The Nano-Hyperspec is a “pushbroom” line scan imager. That is, it takes one line of image data with each captured frame. As the imager moves over the scene being imaged, the hyperspectral image is built up line by line, or row by row. The raw data cube will, in general, have distortions due to variations in the air speed, altitude, roll, pitch and yaw of the aircraft. Through a process called “orthorectification”, the raw data cube is projected by Headwall’s SpectralView software onto a planar view of the terrain below, with uniformly spaced pixels. Accurately projecting a series of lines of pixels from a moving aircraft onto the ground requires information about the position of each pixel in the imager relative to the ground at each point in time.

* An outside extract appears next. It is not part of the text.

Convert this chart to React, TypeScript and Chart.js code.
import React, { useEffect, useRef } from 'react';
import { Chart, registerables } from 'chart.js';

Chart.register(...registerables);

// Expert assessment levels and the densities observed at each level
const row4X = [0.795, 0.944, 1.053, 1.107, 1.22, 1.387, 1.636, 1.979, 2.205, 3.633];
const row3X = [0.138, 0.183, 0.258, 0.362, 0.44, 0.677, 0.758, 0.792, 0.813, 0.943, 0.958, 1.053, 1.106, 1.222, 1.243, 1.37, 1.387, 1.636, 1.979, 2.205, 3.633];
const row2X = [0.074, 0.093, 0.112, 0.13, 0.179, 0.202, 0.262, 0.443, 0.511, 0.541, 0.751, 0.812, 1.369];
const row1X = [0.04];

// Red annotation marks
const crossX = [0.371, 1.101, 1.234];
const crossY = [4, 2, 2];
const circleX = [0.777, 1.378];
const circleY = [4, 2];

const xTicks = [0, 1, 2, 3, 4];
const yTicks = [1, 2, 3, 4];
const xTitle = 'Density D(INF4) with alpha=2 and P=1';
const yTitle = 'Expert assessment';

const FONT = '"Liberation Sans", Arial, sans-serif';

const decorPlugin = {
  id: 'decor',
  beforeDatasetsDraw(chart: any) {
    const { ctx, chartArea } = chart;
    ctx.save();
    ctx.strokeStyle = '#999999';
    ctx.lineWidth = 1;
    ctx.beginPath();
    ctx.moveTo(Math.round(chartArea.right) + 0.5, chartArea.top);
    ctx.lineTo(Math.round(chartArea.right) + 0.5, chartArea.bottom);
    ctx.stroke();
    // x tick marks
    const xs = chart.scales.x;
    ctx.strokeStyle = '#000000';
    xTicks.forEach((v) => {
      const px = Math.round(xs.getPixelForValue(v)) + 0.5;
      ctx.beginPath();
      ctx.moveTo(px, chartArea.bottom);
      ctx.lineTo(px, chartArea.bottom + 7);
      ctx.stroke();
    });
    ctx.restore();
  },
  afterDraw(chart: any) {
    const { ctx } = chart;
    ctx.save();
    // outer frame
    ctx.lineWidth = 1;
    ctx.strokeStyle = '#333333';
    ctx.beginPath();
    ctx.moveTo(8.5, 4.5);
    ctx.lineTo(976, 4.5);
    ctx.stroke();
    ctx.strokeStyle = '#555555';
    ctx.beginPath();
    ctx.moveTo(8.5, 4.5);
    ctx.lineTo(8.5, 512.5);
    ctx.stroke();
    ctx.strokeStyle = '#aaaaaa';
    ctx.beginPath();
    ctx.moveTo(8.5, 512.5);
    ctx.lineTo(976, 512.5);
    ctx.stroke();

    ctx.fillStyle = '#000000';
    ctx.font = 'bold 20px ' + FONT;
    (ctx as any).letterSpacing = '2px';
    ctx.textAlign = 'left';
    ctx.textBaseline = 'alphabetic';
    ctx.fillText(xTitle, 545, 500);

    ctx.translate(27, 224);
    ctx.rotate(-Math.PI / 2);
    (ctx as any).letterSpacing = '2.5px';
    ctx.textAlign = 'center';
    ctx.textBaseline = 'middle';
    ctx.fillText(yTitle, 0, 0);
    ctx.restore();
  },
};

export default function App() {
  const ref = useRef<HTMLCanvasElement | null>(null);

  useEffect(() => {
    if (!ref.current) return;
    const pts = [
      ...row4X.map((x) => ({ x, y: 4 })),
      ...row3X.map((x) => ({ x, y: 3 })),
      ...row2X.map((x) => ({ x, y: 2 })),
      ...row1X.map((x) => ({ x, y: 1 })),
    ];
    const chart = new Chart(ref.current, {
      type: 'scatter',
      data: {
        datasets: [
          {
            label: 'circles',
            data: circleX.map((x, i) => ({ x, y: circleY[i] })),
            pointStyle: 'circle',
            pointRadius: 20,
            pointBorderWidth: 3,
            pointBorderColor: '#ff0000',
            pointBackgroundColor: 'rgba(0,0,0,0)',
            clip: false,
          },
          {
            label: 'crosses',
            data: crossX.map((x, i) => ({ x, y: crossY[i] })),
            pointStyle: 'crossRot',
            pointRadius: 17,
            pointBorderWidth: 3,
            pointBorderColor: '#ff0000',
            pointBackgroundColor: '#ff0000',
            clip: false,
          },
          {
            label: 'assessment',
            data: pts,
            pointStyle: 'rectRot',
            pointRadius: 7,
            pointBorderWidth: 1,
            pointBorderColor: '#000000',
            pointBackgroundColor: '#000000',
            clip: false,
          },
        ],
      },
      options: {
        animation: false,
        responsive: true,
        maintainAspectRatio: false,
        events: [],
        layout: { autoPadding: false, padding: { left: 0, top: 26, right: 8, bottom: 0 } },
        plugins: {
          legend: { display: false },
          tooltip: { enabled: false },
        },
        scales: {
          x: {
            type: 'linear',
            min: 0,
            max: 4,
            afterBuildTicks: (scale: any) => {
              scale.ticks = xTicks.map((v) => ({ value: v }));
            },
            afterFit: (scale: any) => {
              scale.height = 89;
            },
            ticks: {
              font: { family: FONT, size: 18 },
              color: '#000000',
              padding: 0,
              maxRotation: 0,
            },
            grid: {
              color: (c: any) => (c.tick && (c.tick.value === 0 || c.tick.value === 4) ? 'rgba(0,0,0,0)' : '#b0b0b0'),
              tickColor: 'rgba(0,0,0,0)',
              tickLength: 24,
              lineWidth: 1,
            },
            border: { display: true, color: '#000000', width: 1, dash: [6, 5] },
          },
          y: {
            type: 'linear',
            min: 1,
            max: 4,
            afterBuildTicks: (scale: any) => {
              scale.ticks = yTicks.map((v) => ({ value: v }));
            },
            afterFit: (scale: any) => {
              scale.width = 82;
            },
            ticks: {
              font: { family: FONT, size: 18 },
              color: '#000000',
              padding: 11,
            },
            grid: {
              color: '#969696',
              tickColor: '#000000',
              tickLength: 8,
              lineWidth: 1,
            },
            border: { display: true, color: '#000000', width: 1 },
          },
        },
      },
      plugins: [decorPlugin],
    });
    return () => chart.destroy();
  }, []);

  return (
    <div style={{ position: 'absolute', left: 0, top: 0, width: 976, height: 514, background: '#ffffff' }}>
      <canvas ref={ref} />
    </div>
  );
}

The position of the imager relative to the center of the earth can be measured with a high-quality GPS/IMU instrument. The GPS (Global Positioning System) collects data on latitude, longitude, and altitude of the craft while aloft. The IMU (Internal Measurement Unit) accounts for any roll, pitch, and yaw of the UAV. To accurately calculate the size of each pixel in the image as projected on the ground, elevation of the ground relative to the center of the earth is needed as well. This information about elevation as a function of latitude and longitude can be stored in a Digital Elevation Model (DEM). Thus, proper orthorectification or line-scan imagery requires accurate GPS/IMU information as well as an accurate DEM.

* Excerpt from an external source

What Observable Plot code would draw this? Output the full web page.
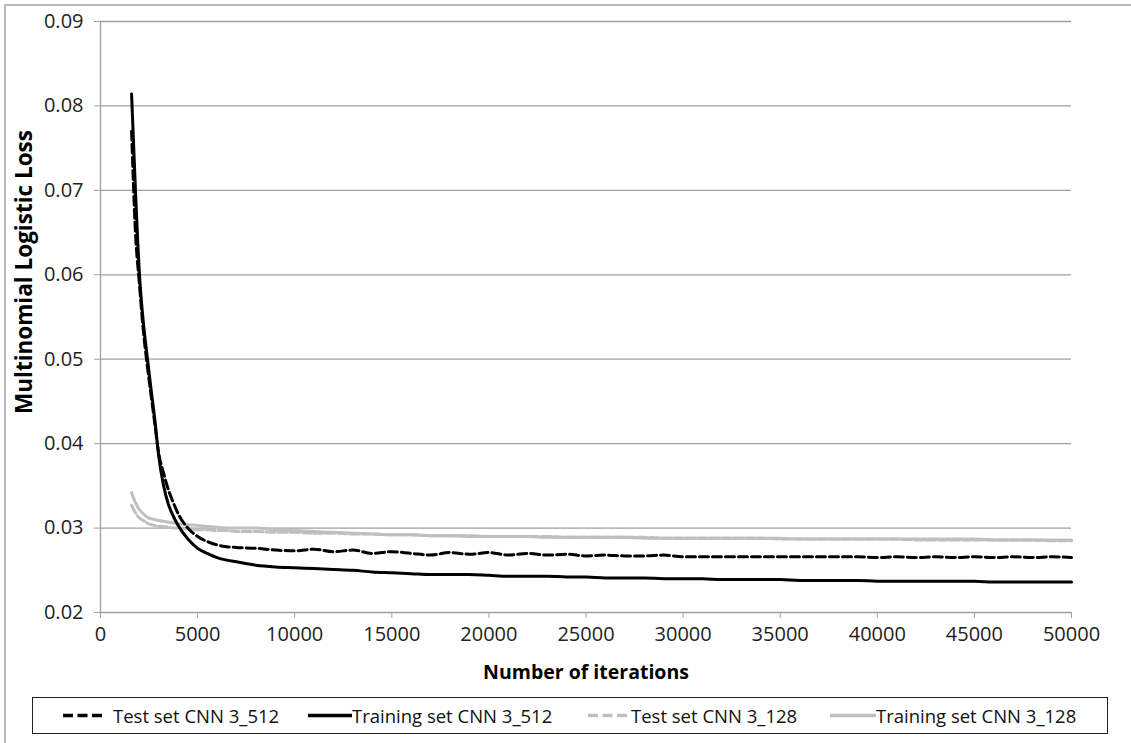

The top image above is a 3D point-cloud; beneath that is 2D DEM made from the LiDAR point-cloud.
In fact, LiDAR data can be used to create an accurate DEM. The simultaneous data streams coming from Nano-Hyperspec and LiDAR are stored on the 480GB solid-state drive aboard Nano-Hyperspec. The advantage of collecting and storing hyperspectral and LiDAR data simultaneously is flight efficiency: More ground can be covered for any unit of time.
Turning raw LiDAR data into a 3-dimensional point cloud is done with Headwall’s LiDAR Tools software, which can also be used to generate the DEM to be used in the orthorectification process. Further software to fuse the hyperspectral and LiDAR data is in development now!